GIVEN RECORDS →
** START **

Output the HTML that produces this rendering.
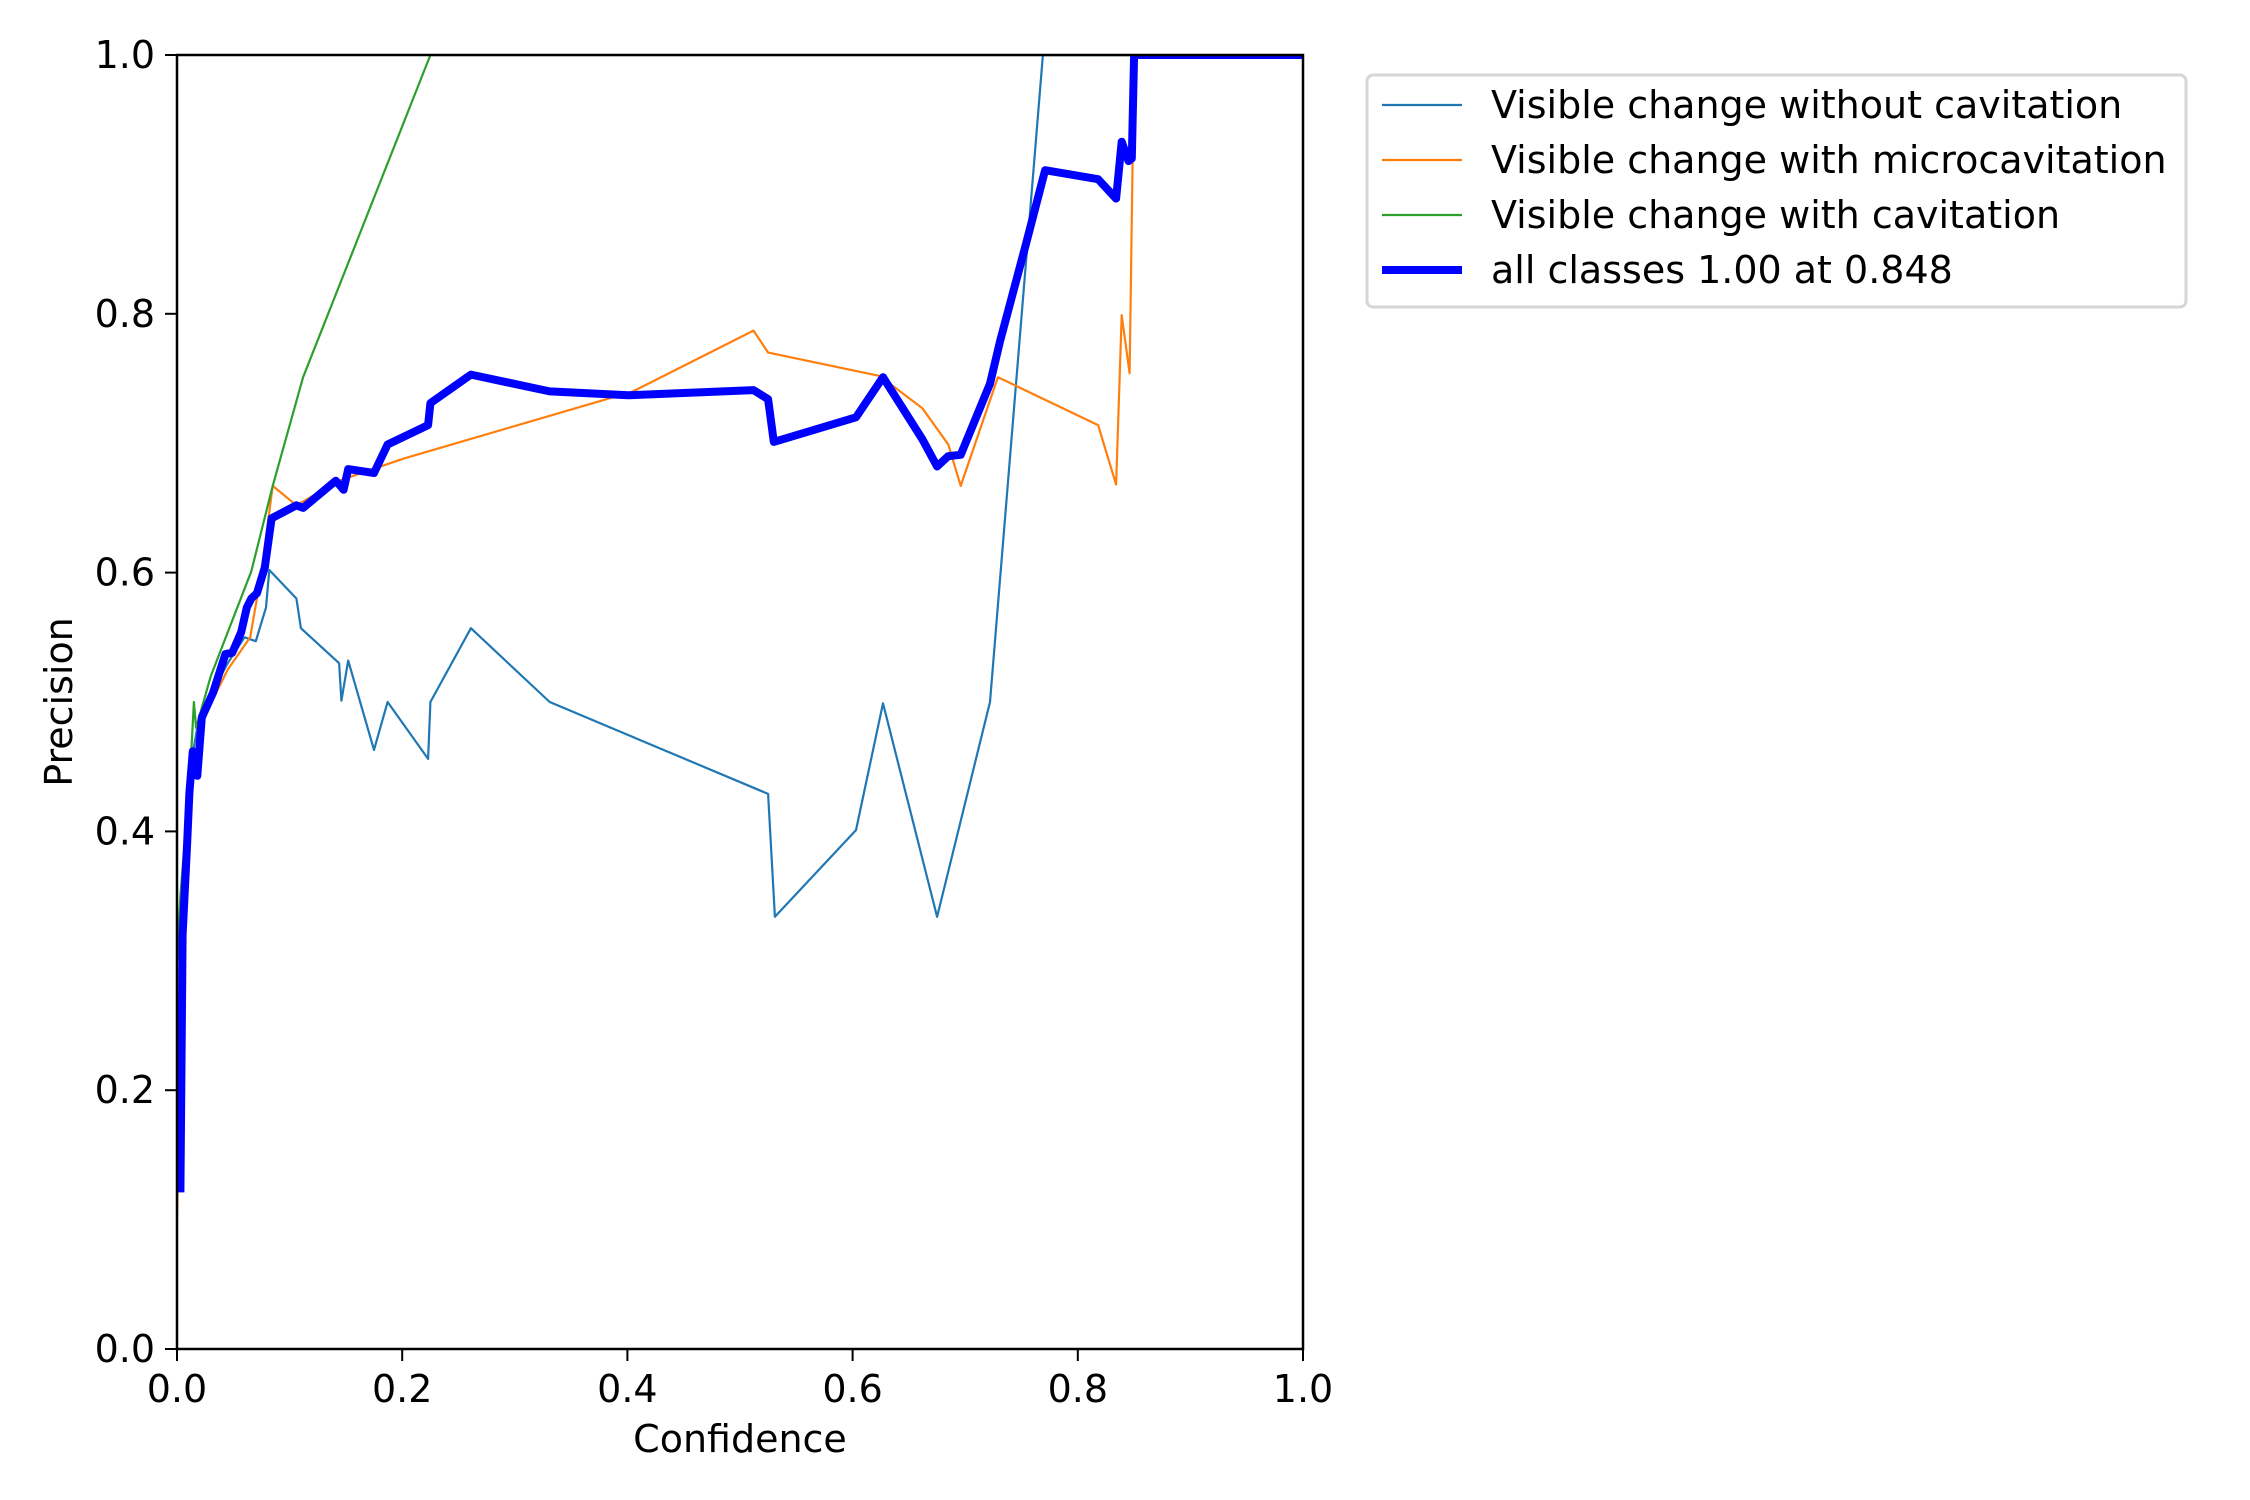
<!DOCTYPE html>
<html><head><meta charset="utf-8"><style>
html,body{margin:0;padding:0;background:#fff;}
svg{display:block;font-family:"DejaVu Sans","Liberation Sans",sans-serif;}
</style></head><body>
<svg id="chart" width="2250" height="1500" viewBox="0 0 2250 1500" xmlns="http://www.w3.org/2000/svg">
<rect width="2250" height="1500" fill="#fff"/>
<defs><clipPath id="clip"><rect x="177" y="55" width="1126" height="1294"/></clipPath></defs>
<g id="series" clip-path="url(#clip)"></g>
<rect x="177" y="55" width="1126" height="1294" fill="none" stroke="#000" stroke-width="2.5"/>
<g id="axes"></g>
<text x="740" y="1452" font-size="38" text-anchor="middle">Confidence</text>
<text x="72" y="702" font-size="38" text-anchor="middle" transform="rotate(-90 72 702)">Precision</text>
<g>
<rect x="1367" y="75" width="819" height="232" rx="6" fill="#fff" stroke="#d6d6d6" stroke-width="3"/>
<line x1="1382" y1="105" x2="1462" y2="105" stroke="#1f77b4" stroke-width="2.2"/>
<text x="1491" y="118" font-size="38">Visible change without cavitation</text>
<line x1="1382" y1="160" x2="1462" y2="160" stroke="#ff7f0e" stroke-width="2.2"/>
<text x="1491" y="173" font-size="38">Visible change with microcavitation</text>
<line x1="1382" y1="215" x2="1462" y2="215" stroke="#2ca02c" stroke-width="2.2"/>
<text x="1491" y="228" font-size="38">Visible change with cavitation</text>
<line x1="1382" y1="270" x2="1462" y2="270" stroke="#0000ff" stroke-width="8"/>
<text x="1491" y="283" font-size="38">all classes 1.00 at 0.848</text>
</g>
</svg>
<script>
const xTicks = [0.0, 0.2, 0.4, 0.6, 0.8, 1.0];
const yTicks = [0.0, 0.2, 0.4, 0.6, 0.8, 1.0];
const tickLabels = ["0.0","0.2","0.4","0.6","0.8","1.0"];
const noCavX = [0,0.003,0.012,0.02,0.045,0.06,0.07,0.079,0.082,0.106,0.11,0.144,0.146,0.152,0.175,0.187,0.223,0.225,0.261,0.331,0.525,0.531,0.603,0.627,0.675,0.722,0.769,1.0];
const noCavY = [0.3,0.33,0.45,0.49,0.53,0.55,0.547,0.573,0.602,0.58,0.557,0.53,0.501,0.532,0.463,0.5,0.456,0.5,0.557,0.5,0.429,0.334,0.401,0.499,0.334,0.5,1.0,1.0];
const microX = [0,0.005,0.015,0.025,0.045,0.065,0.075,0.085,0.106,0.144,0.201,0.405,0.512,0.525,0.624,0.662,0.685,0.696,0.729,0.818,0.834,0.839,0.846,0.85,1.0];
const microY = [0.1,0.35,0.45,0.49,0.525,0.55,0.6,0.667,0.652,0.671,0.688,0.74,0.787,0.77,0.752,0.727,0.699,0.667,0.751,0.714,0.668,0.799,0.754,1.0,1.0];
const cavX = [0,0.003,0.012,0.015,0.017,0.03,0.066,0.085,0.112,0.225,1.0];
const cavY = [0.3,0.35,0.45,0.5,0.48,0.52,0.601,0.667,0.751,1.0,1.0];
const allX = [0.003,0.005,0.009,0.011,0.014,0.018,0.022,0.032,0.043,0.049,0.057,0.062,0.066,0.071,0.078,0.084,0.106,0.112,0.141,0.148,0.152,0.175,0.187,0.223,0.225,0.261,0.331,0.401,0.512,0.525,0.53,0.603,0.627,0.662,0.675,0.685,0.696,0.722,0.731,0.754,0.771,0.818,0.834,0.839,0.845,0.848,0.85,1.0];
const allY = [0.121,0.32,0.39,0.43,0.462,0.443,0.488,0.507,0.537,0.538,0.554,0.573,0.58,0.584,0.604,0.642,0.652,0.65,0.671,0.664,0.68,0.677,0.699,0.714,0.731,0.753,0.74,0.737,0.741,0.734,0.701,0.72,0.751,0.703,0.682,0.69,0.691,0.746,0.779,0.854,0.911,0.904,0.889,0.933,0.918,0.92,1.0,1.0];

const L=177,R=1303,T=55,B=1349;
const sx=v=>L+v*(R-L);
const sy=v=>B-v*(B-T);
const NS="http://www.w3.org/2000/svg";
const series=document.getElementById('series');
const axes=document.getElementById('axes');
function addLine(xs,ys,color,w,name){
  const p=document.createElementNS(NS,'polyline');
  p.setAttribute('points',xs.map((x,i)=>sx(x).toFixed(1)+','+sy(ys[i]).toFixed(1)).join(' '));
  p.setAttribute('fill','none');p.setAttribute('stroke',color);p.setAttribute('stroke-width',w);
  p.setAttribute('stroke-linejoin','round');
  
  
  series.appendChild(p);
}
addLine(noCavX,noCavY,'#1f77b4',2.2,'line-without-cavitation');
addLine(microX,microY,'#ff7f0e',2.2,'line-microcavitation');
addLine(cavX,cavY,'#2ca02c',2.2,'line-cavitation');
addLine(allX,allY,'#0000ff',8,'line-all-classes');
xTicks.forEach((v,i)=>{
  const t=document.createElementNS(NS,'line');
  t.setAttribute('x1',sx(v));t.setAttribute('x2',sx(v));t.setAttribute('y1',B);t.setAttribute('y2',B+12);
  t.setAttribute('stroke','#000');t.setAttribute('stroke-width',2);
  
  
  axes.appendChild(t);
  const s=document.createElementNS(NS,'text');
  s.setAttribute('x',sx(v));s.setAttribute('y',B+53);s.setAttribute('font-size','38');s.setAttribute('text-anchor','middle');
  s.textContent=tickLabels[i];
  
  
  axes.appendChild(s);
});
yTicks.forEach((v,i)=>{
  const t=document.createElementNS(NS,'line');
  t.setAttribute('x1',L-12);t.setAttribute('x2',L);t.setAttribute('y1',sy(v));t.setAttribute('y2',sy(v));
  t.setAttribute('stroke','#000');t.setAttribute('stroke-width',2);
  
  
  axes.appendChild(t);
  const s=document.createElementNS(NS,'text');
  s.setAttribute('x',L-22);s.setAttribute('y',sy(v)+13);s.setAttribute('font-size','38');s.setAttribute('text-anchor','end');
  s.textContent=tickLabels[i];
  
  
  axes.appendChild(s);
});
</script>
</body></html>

** END **
** START **

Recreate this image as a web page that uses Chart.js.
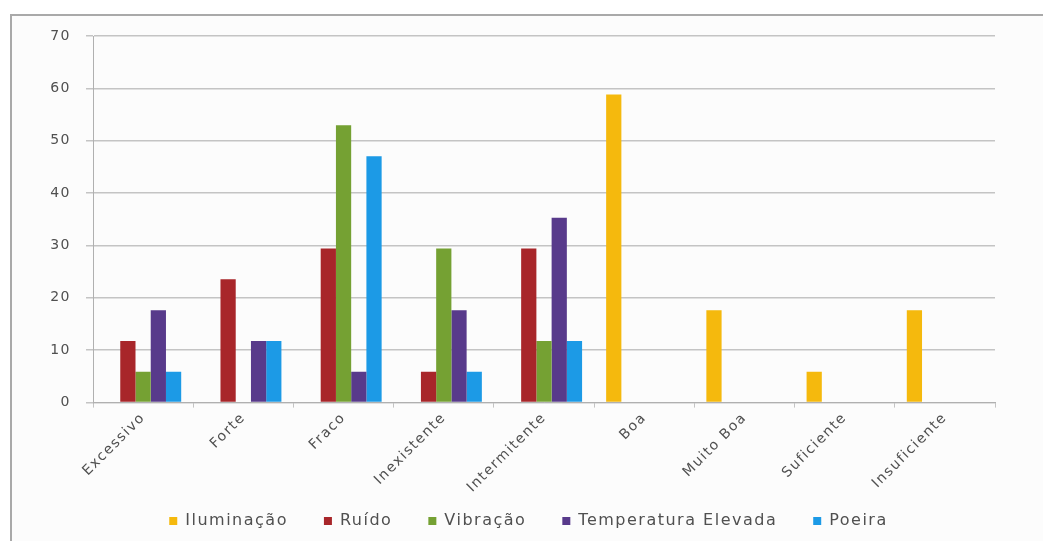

** END **
** START **

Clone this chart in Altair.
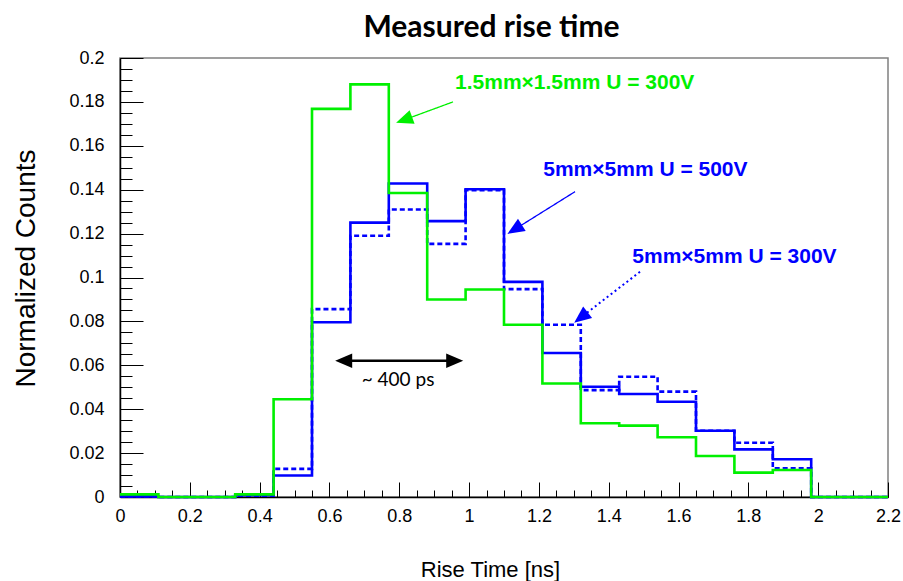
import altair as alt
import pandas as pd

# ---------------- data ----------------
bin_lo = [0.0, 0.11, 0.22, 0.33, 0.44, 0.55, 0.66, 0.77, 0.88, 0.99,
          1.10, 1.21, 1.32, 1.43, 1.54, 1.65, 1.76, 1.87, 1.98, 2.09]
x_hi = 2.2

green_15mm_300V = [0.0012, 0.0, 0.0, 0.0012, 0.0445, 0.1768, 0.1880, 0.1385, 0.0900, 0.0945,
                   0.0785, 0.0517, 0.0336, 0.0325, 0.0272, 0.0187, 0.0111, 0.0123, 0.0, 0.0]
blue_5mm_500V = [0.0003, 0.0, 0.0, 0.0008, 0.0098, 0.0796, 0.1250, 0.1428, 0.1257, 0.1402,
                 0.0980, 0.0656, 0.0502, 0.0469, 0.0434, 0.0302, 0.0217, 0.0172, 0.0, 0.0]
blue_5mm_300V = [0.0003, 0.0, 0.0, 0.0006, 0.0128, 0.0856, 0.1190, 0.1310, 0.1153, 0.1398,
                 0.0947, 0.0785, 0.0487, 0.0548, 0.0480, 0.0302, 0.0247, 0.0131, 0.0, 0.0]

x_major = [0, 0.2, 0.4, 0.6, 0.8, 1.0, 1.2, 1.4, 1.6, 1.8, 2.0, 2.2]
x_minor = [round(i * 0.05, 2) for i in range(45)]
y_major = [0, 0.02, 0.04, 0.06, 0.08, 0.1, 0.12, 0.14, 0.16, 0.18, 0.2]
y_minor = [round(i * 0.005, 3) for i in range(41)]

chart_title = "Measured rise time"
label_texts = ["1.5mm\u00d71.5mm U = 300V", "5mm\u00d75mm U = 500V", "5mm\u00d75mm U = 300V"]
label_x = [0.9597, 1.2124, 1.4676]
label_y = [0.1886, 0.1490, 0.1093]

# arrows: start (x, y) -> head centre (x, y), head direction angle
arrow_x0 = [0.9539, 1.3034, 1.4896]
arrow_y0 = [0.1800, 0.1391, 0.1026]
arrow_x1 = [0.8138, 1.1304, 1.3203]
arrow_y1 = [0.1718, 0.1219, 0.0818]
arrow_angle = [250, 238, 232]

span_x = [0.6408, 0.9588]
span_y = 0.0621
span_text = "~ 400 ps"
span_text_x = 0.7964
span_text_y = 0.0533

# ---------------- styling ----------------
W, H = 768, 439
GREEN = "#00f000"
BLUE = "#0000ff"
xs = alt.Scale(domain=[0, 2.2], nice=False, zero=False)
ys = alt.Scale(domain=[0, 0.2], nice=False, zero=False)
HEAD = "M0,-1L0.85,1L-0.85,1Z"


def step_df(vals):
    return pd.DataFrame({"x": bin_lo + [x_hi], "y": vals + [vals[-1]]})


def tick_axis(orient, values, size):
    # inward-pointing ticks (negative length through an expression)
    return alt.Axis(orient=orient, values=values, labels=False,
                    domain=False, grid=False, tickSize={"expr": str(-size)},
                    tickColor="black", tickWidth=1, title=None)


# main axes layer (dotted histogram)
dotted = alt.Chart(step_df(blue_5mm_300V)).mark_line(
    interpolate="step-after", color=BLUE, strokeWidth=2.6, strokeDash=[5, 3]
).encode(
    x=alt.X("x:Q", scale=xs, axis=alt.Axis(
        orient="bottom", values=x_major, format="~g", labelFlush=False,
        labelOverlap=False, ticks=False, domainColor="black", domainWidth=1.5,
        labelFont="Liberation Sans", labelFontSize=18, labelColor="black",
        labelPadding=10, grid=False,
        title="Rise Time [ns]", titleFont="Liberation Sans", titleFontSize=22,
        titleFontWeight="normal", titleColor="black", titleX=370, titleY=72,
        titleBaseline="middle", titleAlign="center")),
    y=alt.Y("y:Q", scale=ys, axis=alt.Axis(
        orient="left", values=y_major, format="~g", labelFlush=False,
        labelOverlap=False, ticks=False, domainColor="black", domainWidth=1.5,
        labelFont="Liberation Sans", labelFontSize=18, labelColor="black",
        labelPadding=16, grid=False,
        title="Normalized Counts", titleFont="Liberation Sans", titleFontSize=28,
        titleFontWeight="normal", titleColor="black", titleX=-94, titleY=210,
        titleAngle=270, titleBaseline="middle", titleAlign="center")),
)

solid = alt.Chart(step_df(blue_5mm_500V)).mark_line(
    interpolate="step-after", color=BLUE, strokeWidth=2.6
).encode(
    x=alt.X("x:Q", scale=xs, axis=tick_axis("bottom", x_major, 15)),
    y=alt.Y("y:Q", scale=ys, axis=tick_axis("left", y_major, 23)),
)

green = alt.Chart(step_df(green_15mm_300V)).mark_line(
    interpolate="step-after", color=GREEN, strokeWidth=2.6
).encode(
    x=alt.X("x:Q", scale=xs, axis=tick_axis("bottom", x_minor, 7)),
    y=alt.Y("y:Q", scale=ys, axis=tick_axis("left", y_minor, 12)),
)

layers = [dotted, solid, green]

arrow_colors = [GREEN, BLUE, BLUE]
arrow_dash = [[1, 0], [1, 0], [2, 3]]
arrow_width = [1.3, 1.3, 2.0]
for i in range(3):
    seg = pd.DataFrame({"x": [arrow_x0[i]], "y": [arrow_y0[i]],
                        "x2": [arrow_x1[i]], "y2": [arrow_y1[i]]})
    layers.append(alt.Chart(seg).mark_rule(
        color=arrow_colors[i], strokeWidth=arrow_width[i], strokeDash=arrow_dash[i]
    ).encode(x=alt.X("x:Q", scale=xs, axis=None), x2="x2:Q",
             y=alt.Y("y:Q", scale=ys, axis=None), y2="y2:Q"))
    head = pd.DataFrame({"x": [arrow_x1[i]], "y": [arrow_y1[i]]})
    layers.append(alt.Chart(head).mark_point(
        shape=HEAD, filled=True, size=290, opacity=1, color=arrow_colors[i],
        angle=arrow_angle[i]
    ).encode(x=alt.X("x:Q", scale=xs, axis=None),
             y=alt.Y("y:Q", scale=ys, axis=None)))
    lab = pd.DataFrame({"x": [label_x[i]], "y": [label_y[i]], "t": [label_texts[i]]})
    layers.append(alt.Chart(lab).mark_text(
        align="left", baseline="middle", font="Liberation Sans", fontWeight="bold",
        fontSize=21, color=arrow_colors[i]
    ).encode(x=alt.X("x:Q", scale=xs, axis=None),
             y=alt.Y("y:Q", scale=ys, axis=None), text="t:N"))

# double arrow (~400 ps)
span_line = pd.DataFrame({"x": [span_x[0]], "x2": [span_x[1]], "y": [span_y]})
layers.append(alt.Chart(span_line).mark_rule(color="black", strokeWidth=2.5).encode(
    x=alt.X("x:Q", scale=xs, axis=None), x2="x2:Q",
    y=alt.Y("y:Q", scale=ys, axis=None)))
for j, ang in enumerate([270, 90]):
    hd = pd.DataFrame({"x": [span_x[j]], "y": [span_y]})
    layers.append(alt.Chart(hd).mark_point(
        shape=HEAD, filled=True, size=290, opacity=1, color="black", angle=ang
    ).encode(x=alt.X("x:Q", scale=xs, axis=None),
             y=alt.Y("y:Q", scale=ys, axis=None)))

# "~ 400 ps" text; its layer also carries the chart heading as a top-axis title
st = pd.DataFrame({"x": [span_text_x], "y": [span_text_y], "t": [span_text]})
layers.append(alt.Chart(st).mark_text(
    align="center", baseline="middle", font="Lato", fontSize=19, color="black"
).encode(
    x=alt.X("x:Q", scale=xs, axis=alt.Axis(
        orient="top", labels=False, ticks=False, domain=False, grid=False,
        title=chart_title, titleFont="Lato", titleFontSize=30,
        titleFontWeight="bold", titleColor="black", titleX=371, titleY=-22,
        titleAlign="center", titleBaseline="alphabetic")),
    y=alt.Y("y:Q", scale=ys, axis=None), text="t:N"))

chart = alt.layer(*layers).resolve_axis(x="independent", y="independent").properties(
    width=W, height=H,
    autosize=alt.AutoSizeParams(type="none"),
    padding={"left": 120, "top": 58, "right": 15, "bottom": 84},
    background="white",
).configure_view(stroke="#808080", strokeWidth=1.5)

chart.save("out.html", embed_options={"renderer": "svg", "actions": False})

** END **

CHALLENGE →
Give the count of lines containing "that", with no added text.

WRITTEN SOLUTION →
2